What do you really need to know to choose your olive oil?

Close-up of a tree trunk covered in vibrant green moss, with a cluster of purple olives resting on the mossy surface, surrounded by textured bark and sunlight filtering through.
2016

Alexis Muñoz

May 26, 2016

Beyond geographical marketing considerations (such as where the cicadas sing the loudest, where my grandparents lived, or where I spent my best vacation...) and the aesthetics or originality of the packaging, here's what you need to know when choosing your olive oil:

The Variety!

Like wine and chocolate, there are different varieties of olives, each with its own distinctive flavor (over 1,200, mainly around the Mediterranean Basin). Some varieties you'll love, others perhaps less so.

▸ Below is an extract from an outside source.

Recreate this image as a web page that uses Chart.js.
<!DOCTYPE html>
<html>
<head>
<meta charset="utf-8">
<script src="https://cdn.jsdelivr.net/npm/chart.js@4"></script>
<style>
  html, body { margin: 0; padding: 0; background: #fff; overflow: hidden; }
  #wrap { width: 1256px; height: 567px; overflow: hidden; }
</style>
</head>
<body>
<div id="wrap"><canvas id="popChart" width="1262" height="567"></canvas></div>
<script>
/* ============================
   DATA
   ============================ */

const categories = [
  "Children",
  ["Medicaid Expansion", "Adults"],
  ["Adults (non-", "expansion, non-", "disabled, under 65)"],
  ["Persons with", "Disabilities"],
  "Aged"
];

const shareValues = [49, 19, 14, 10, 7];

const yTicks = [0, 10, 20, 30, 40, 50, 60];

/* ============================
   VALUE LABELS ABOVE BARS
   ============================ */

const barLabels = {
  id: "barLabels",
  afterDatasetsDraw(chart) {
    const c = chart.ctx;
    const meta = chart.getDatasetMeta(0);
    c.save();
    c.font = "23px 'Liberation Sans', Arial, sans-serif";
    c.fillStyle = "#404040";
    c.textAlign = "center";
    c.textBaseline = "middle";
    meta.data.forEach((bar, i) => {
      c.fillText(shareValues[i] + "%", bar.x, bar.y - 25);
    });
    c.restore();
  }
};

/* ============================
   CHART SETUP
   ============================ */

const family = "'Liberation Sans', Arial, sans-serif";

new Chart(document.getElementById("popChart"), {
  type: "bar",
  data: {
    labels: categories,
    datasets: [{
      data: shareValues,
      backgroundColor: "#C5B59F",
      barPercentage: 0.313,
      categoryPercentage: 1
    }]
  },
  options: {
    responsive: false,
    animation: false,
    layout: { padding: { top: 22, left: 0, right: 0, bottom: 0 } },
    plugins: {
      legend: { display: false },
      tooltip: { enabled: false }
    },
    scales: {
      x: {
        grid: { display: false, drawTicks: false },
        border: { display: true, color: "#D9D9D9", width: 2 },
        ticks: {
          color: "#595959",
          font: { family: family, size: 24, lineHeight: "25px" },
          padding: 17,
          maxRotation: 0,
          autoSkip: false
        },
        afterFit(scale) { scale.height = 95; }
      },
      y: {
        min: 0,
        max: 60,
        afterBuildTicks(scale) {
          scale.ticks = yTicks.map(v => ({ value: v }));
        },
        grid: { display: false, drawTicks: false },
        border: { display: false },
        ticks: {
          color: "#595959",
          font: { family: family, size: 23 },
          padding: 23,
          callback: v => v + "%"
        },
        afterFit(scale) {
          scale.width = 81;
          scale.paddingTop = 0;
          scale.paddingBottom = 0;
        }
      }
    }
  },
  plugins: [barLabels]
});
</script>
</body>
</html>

In any case, to discover these different flavor profiles, always choose monovarietal oils (made from a single variety of olive) for clear, recognizable aromas. It's better to have a bold and distinct aroma rather than a blend of olives that will homogenize and standardize the taste of the oil.

The Ripeness!

While logic would suggest waiting for the olives to be fully ripe before extracting the oil, it’s common practice to press olives at different stages of ripeness. This varies by country, region, or even for some sensory experts who believe that certain varieties perform better at specific stages of maturity to optimize their aromatic yield. Some of you might appreciate the fresh, herbaceous notes of a green fruitiness, others the balance and aromatic openness of a ripe fruitiness, or perhaps the rich, jam-like intensity of a black fruitiness (from overripe olives). You might even enjoy all three types of fruitiness, adapting them to your dishes, moods, or the seasons...


Take the opportunity to travel through tastings: Lebanon, Portugal, Montenegro, Tunisia, Spain, Italy... offer a diversity with a capital "D!"

So remember: monovarietal and type of fruitiness (green, ripe, or black)!